GEO2043 : Key Methods for Human Geographers
- Offered for Year: 2017/18
- Module Leader(s): Dr Wen Lin
- Lecturer: Dr Alison Copeland, Miss Sophie Yarker
- Owning School: Geography, Politics & Sociology
- Teaching Location: Newcastle City Campus
|Semester 1 Credit Value:||20|
This is an important module for students taking the BA (Hons) Geography programmes. The module introduces students to the range and diversity of research methods used in human geography and in the social sciences more broadly. Human geographers engage with social, cultural, economic and political life, and human geography as a discipline is rooted in empirically-informed, conceptually-focused research which enables those social, cultural, economic and political relations to be explored.
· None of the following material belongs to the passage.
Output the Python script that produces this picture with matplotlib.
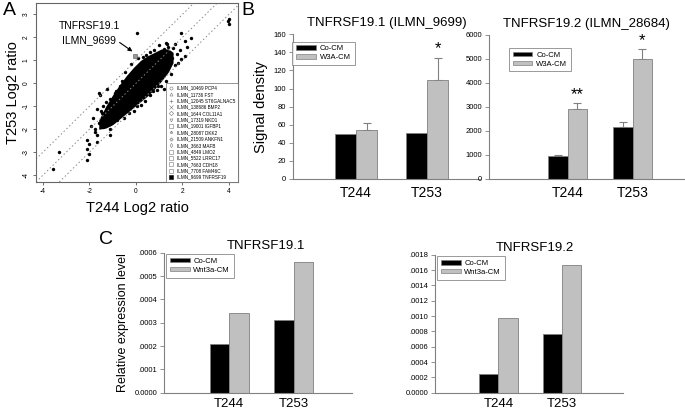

The aim of this module is to provide students with a solid understanding of the often bewildering array of research methods and techniques that are used to collect data and conduct analysis in order to address research questions and prove or disprove hypotheses.
The module’s core aims are:
•To introduce students to the diverse range of research methods used across human geography.
•To explore both conceptual and practical issues in research methodology and the use of research techniques.
•To draw connections between learning about tools and techniques for research on this module, and the production of research findings as explored through the range of modules offered across the Geography programme.
•To make explicit connection between research methods in human geography and the development of graduate-level transferable skills.
•To give students the confidence to proceed with original data collection and analysis for the dissertation at Stage 3.
Outline Of Syllabus
•Finding research questions; perspectives on the research process.
•Primary and secondary data and datasets
•Triangulation and mixed methods
•Interviews: standard and elite
•Textual and document analysis
•Coding and analysis of qualitative data
•Visualisation of data and GIS
•Quantitative techniques and statistical analysis
|Guided Independent Study||Assessment preparation and completion||1||44:00||44:00||N/A|
|Scheduled Learning And Teaching Activities||Lecture||30||1:00||30:00||N/A|
|Guided Independent Study||Directed research and reading||1||107:00||107:00||N/A|
|Scheduled Learning And Teaching Activities||Small group teaching||15||1:00||15:00||N/A|
|Scheduled Learning And Teaching Activities||Drop-in/surgery||4||1:00||4:00||N/A|
Teaching Rationale And Relationship
•Lectures provide the framework for learning on this module. All key ideas, concepts, techniques and practices are introduced in the lectures. Lectures are used to direct independent study through directed research and reading.
•Small group teaching sessions, with a maximum of 15 students per group, provide students with the opportunity to practice the application of different techniques of data collection and analysis.
•Drop-in surgeries provide students with the opportunity for one-to-one advice on assessment preparation, reading for assessments and reading for wider learning on the module.
The format of resits will be determined by the Board of Examiners
|Written Examination||45||1||A||20||CAA multiple choice|
|Portfolio||1||M||40||To be submitted teaching week 9 - 1600 words|
|Portfolio||1||M||40||To be submitted teaching week 12 - 1600 words|
Assessment Rationale And Relationship
•The computer aided assessment (CAA) tests student learning on the introductory components of the module (lectures 1 and 2). This is a multiple choice test, which allows students to see whether they have grasped key concepts, and to reflect on whether they have started to do enough reading for the module. Students sit this test in teaching week 6.
• The portfolio on quantitative methods asks students to write on a continuous project built up over the course of the sessions on quantitative approach, using methods and techniques introduced in lectures. This assessment is designed to test students on their understanding of the concepts and techniques of quantitative approach introduced in this module and applying these techniques critically to real-world datasets. The report requires students to engage with relevant literatures, drawing both on textbooks and research articles, and asks students to construct an argument through hypotheses testing and synthesising ideas from different sources. Students submit the report in teaching week 9.
• The portfolio provides students with the opportunity to explore two (out of a possible five) different research methods, asking them to consider the specificity of that method, the practicalities of conducting research using that method (for which they draw on exercises conducted during small group teaching) and on their understanding of specific aspects of that method. Total portfolio length is 1600 words. Students submit the essay in teaching week 12, at the end of the Semester.